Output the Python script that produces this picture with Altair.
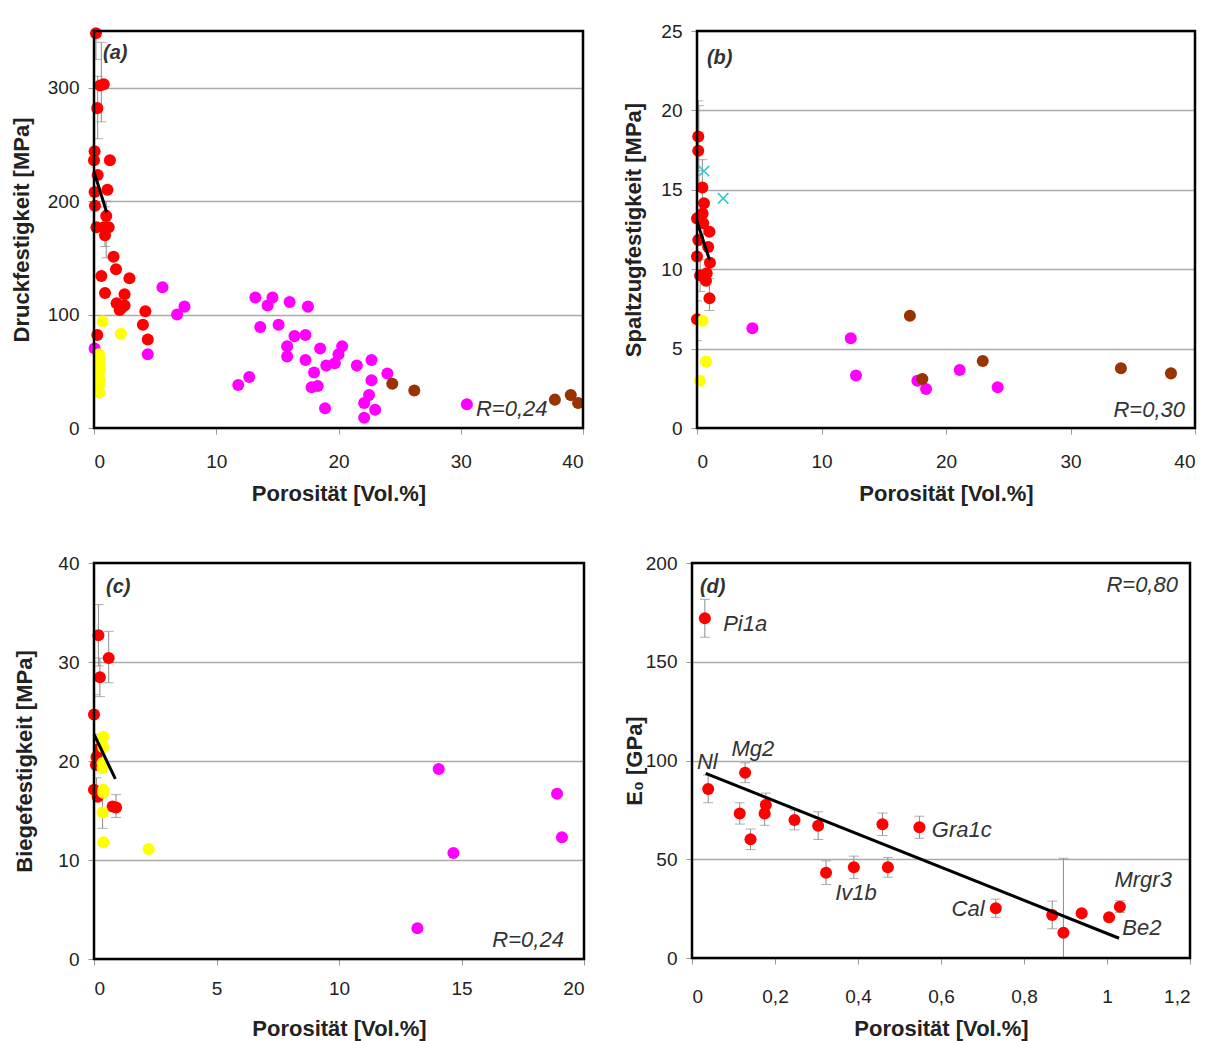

++++++++++

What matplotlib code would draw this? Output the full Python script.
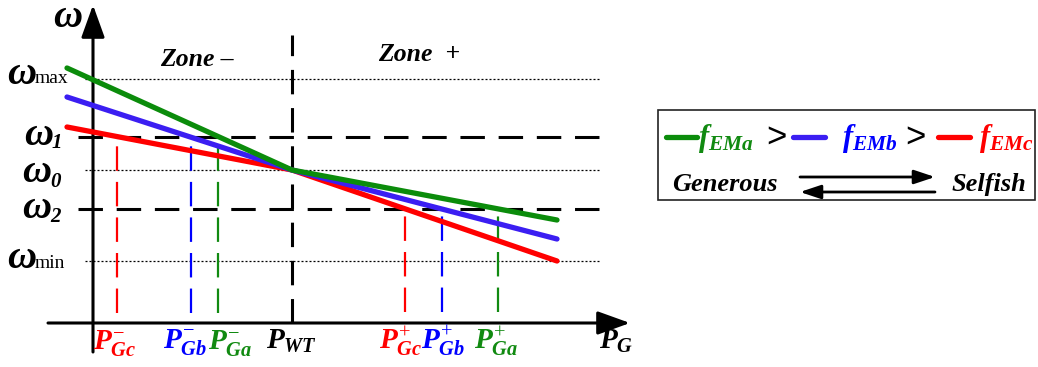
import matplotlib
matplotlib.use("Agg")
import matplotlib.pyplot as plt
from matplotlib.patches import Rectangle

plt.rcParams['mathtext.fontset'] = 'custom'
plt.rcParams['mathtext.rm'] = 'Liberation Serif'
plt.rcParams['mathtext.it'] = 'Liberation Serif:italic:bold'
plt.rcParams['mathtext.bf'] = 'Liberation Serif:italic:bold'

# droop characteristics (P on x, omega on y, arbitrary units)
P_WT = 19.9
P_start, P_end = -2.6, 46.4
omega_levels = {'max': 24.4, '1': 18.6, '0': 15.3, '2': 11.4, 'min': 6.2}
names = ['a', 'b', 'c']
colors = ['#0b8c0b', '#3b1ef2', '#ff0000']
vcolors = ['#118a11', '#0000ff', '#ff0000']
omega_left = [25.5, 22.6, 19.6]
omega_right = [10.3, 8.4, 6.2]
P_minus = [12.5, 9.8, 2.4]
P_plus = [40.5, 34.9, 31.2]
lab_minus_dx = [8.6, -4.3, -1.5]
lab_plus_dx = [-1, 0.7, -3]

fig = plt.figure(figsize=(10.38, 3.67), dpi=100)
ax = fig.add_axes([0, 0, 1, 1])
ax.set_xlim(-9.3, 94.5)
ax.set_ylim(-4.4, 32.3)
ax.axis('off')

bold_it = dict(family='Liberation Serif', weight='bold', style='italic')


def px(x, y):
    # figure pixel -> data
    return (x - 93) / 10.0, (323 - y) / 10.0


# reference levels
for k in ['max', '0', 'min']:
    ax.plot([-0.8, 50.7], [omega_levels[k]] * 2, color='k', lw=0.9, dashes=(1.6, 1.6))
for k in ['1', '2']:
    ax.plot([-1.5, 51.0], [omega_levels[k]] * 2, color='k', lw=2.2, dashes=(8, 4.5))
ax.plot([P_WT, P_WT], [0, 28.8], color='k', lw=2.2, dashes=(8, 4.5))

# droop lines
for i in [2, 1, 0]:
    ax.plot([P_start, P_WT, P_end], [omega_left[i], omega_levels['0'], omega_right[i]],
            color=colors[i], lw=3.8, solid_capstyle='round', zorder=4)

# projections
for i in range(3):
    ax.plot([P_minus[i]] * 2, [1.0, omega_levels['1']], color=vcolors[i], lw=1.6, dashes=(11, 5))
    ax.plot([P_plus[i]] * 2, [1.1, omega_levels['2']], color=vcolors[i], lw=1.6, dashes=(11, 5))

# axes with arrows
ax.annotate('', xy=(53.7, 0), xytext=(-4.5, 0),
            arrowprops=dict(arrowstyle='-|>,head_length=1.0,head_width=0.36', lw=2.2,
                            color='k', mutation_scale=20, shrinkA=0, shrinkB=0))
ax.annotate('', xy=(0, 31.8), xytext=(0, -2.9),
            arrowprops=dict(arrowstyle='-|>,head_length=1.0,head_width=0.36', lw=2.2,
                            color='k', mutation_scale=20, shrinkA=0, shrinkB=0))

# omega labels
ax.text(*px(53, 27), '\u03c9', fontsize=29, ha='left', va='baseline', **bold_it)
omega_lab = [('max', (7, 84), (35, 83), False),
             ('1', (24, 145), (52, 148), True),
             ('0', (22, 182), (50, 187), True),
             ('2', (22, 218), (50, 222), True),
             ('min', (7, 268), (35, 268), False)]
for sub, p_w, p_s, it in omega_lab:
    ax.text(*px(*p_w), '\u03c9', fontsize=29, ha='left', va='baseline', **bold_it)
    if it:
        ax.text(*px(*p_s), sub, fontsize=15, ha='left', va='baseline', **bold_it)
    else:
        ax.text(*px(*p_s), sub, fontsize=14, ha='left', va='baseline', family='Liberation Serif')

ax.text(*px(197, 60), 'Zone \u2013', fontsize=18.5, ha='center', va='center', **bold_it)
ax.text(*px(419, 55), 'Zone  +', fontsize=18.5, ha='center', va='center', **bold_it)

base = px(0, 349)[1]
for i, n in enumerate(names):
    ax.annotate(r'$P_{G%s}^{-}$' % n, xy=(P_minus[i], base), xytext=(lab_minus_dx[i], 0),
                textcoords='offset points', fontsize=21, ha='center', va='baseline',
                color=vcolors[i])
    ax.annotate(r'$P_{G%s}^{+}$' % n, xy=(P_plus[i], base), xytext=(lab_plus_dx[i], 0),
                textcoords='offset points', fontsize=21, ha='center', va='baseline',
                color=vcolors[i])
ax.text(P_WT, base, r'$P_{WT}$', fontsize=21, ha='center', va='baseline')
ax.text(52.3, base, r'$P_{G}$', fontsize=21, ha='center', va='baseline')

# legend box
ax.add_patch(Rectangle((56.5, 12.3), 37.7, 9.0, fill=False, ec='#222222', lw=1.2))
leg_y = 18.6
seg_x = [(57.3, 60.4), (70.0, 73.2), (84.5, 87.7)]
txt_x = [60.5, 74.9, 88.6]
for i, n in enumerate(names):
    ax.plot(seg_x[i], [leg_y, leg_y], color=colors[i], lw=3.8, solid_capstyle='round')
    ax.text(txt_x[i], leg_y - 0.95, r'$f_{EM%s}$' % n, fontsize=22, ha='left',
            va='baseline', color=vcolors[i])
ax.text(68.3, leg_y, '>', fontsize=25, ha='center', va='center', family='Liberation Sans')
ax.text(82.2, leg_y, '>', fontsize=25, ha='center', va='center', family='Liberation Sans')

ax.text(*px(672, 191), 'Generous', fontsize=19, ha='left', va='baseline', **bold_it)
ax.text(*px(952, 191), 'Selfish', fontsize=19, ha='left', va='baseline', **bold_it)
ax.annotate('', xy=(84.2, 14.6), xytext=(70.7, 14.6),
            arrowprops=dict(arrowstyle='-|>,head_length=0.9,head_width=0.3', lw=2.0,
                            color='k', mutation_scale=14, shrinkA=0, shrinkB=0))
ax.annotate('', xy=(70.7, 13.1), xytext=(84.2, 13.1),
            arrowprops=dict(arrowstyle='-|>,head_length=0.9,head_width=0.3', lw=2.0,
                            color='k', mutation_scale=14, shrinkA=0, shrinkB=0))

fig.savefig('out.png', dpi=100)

++++++++++

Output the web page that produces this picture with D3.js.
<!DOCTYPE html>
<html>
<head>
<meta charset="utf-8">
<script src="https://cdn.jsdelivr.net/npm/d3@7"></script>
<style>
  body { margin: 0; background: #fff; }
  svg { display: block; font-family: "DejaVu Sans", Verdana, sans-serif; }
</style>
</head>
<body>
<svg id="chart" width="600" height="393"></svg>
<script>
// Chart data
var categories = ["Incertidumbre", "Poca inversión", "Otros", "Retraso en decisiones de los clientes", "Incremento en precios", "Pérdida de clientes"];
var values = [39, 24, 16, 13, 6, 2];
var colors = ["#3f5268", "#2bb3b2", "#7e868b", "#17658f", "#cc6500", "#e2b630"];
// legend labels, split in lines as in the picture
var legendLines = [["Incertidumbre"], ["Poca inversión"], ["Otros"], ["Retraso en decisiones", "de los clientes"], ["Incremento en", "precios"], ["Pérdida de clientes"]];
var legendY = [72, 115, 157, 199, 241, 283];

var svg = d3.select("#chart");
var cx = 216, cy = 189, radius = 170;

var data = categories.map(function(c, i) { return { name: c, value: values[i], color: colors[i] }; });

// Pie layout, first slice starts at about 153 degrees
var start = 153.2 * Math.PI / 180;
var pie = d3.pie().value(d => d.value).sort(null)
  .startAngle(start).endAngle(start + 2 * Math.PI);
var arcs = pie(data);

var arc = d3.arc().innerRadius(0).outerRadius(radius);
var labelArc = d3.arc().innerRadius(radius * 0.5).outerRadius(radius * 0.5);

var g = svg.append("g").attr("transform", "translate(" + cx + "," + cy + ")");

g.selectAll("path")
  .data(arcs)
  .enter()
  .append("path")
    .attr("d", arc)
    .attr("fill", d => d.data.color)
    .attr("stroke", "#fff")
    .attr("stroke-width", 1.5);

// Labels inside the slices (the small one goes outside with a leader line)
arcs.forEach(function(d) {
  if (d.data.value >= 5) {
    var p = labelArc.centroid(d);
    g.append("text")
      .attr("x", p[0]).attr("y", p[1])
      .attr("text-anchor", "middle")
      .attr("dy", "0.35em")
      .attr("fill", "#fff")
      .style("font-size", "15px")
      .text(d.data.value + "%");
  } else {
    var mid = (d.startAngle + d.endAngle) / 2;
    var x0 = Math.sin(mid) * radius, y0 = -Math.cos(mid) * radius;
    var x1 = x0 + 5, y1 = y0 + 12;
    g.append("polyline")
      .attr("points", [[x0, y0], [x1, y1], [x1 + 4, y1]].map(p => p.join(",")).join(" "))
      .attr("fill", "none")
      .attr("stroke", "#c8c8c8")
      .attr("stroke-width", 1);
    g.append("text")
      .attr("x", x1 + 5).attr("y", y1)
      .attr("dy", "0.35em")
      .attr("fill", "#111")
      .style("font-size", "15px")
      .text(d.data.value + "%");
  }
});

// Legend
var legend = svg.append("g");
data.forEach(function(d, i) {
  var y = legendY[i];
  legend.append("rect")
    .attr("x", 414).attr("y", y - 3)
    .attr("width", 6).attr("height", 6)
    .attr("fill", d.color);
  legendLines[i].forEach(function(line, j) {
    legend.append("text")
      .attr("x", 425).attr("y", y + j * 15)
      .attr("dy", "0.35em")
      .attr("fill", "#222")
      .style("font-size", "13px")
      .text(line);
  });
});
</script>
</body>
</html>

++++++++++

:: Written instruction ::
Copy exactly the stretch of lines that starts at the line holding "What matplotlib code" and ends at the line holding "from matplotlib.patches import Rectangle". Drop the pictures.

:: Task response ::
What matplotlib code would draw this? Output the full Python script.
import matplotlib
matplotlib.use("Agg")
import matplotlib.pyplot as plt
from matplotlib.patches import Rectangle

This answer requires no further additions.